Information theoretic analysis of dynamical encoding by filiform
mechanoreceptors in the cricket cercal system.
Roddey, Cooper and Gwen A. Jacobs.
Department of molecular and cell biology, university of california,
berkeley, california 94720.
APStracts 3:0001N, 1996.
SUMMARY AND CONCLUSIONS
1. The stimulus/response properties of twenty mechanosensory receptors in the
cricket cercal sensory system were studied using electrophysiological
techniques. These receptors innervated filiform hairs of various lengths and
directional selectivities. Previous studies have characterized the sensitivity
of such cells to the direction of air currents and to the amplitude of
sinusoidal stimuli. In the experiments reported here, the quantity and quality
of information encoded in the receptors' elicited responses about the dynamics
of more complex air current waveforms were characterized. 2. Based on a white
noise analysis of receptor response properties, the median frequency of each
receptor's frequency tuning curve was found to be strongly correlated with the
length of its associated mechanosensory hair. The receptors connected to hairs
longer than 900 [mu]m encoded frequencies below about 150 Hz very accurately,
and the receptors connected to shorter hairs encoded progressively higher
bands of frequencies. These results were interpreted within the constraints
imposed by the biomechanics of the air current-to-cercus boundary. 3. The
encoding accuracy was expressed in the information theoretic units of
bits/sec, which characterizes the information transmission rate of a receptor.

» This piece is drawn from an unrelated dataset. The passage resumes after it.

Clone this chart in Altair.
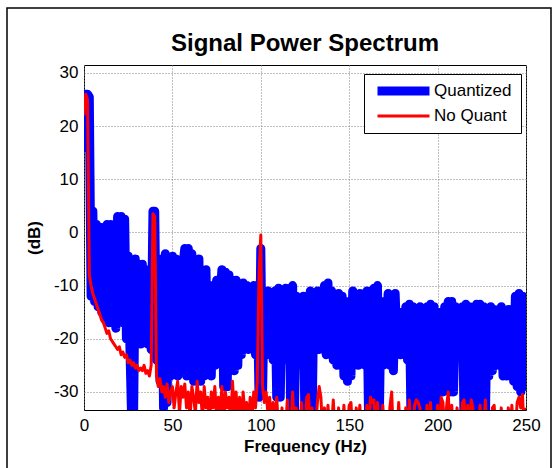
import altair as alt
import pandas as pd

freq = list(range(0, 251))

quantized = [
    16, 26, 26, 25.5, -12, 4, -13, 1.5, -14, 1,
    -15, -3, -16, 1.5, -17, 1.5, -14, -5, -18, 3,
    -15, 3, -17, 2.5, -20, -4.5, -22, -36, -36, -5,
    -20, -6, -21, -6, -19, -7, -21, -8, -22, 4,
    4, -24, -5, -28, -5, -33, -4, -32, -5, -27,
    -4.5, -26, -5, -27, -9, -26, -6, -3, -27, -3,
    -26, -4, -28, -6, -25, -5, -28, -8, -27, -7,
    -26, -10, -27, -10, -25, -9, -24, -12, -7, -29,
    -7.5, -29, -8, -25, -9, -26, -9, -25, -10, -23,
    -9.5, -21, -10, -22, -11, -20, -10, -23, -11, -31,
    -3, -30, -11, -22, -11, -23, -12, -24, -11, -31,
    -10.5, -31, -11, -23, -10.5, -24, -12, -36, -10, -36,
    -12, -23, -13, -25, -12, -36, -14, -36, -11, -36,
    -12, -21, -11, -22, -12, -21, -10, -23, -9.5, -22,
    -11, -24, -12, -25, -11.5, -23, -12, -27, -13, -28,
    -14, -27, -11, -24, -12, -25, -11.5, -24, -12.5, -25,
    -11, -36, -12, -36, -10.5, -35, -10, -36, -13, -25,
    -14, -24, -11.5, -25, -12, -26, -11.5, -22, -15, -23,
    -15, -22, -14, -24, -13.5, -36, -14, -36, -17, -36,
    -14, -36, -14.5, -36, -14, -36, -13.5, -36, -14, -36,
    -15, -29, -15, -30, -14, -29, -13, -30, -13, -30,
    -14, -21, -15, -22, -14, -36, -13.5, -36, -14, -36,
    -15, -36, -13.5, -36, -13.5, -36, -14, -36, -14.5, -27,
    -14, -26, -14.5, -24, -15, -25, -14, -27, -15, -27,
    -14.5, -24, -15, -28, -12, -29, -11.5, -30, -12, -29,
    -17,
]

no_quant = [
    22, 26, 25, -8, -10, -11.5, -12.5, -13.5, -14.5, -15.5,
    -16.5, -17, -18, -19, -18.5, -20, -20.5, -21, -21.5, -22,
    -21.5, -23, -22.5, -23.5, -23, -24.5, -24, -25, -24.5, -25.5,
    -25, -26, -25.5, -26, -25, -26.5, -26, -27, -25, 3.5,
    3, -27, -29, -27.5, -30, -29, -31, -28.5, -32, -30,
    -29, -33, -30, -28, -34, -29, -31, -28.5, -33, -30,
    -35, -29, -31, -34, -28, -32, -30, -35, -29, -33,
    -31, -36, -30, -33, -29, -35, -31, -34, -29, -36,
    -30, -33, -31, -36, -28, -34, -30, -35, -31, -36,
    -30, -34, -32, -36, -31, -35, -30, -33, -28, -8,
    -0.5, -29, -32, -30, -34, -31, -35, -32, -36, -31,
    -37, -37, -33, -38, -37, -31.5, -38, -37, -30, -38,
    -33, -38, -37, -32, -38, -37, -31, -30.5, -38, -33,
    -38, -37, -32, -29, -31, -38, -33, -38, -32.5, -38,
    -37, -31.5, -38, -37, -33, -38, -38, -32.5, -38, -37,
    -32.5, -32, -38, -37, -33, -38, -32.5, -38, -37, -38,
    -32.5, -38, -31, -32, -31.5, -38, -32, -37, -38, -32.5,
    -38, -37, -38, -33, -30, -38, -37, -38, -32, -38,
    -37, -38, -33, -38, -31.5, -38, -37, -32.5, -31.5, -32,
    -33, -38, -37, -38, -32.5, -38, -32, -38, -37, -38,
    -32.5, -38, -31, -32, -38, -33, -30, -38, -32.5, -38,
    -37, -33, -38, -37, -32, -31.5, -38, -32.5, -38, -31.5,
    -33, -38, -37, -38, -32.5, -38, -37, -31.5, -38, -37,
    -38, -33, -32.5, -38, -37, -38, -33, -38, -37, -38,
    -33, -38, -32.5, -38, -37, -32, -31, -33, -30.5, -38,
    -33,
]

series_names = ["Quantized", "No Quant"]
series_colors = ["#0000ff", "#ff0000"]
series_widths = [9, 3]
x_ticks = [0, 50, 100, 150, 200, 250]
y_ticks = [-30, -20, -10, 0, 10, 20, 30]

n = min(len(freq), len(quantized), len(no_quant))
df = pd.DataFrame({
    "f": freq[:n] + freq[:n],
    "db": quantized[:n] + no_quant[:n],
    "series": [series_names[0]] * n + [series_names[1]] * n,
})

FONT = "Liberation Sans"

x_enc = alt.X("f:Q", scale=alt.Scale(domain=[0, 250], nice=False, zero=False),
              axis=alt.Axis(values=x_ticks, title="Frequency (Hz)", labelPadding=7,
                            titlePadding=5, labelFlush=False,
                            labelExpr="datum.value + ''"))
y_enc = alt.Y("db:Q", scale=alt.Scale(domain=[-33.4, 31.5], nice=False, zero=False),
              axis=alt.Axis(values=y_ticks, title="(dB)", labelPadding=6, titlePadding=10,
                            labelFlush=False, labelExpr="datum.value + ''"))
color_enc = alt.Color("series:N", scale=alt.Scale(domain=series_names, range=series_colors),
                      legend=alt.Legend(title=None))
width_enc = alt.StrokeWidth("series:N", scale=alt.Scale(domain=series_names, range=series_widths),
                            legend=alt.Legend(title=None))

base = alt.Chart(df)

blue = base.transform_filter(alt.datum.series == series_names[0]).mark_line(
    clip=True, strokeCap="round", strokeJoin="round"
).encode(x=x_enc, y=y_enc, color=color_enc, strokeWidth=width_enc)

red = base.transform_filter(alt.datum.series == series_names[1]).mark_line(
    clip=True, strokeJoin="round"
).encode(x=x_enc, y=y_enc, color=color_enc, strokeWidth=width_enc)

frame = alt.Chart(pd.DataFrame({"k": [0]})).mark_rect(
    fill=None, stroke="black", strokeWidth=1.5, clip=False
).encode(x=alt.value(-77), x2=alt.value(467), y=alt.value(-57), y2=alt.value(412))

chart = alt.layer(frame, blue, red).properties(
    width=442, height=345,
    title=alt.TitleParams("Signal Power Spectrum", font=FONT, fontSize=24, fontWeight="bold",
                          anchor="middle", frame="group", offset=-68, baseline="alphabetic",
                          color="black"),
    autosize=alt.AutoSizeParams(type="none"),
    padding={"left": 84, "top": 65, "right": 30, "bottom": 58},
    background="white",
).configure_view(
    stroke="black", strokeWidth=1
).configure_axis(
    labelFont=FONT, labelFontSize=17, labelColor="black",
    titleFont=FONT, titleFontSize=17, titleFontWeight="bold", titleColor="black",
    grid=True, gridColor="#808080", gridDash=[1, 2], gridWidth=1, gridOpacity=1,
    ticks=False, domain=False,
).configure_legend(
    orient="none", legendX=280, legendY=9,
    strokeColor="black", fillColor="white", padding=9,
    symbolType="stroke", symbolSize=2704, clipHeight=16, rowPadding=8,
    labelFont=FONT, labelFontSize=17, labelColor="black", labelOffset=0,
    symbolOpacity=1,
)

chart.save("out.html", embed_options={"renderer": "svg", "actions": False})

The information rates of the neuronal spike trains ranged from 75 to 220
bits/sec. The information transmission rate was not correlated with the length
of the mechanosensory hair. The average amount of information transmitted per
action potential was negatively correlated with receptor hair length, and
ranged between 0.6 and 3.1 bits/spike. Decoding of the receptor responses was
restricted to linear transformations of the spike trains. 4. The
stimulus/response latencies of the different receptors ranged between 5 and 11
msec, and the integration time of the receptors ranged between 8 and 30 msec.
The latency of a receptor was only weakly correlated with the length of its
associated hair, and a receptor's integration time was correlated with hair
length. 5. The stimulus/response phase difference for receptor cells which
innervated hairs longer than about 800 [mu]m increased with frequency above 50
Hz. The phase responses for receptor cells connected to hairs shorter than 800
[mu]m did not vary for frequencies above 50 Hz.
Received 28 April 1995; accepted in final form 18 October 1995.
APS Manuscript Number J288-5.
Article publication pending J. Neurophysiol.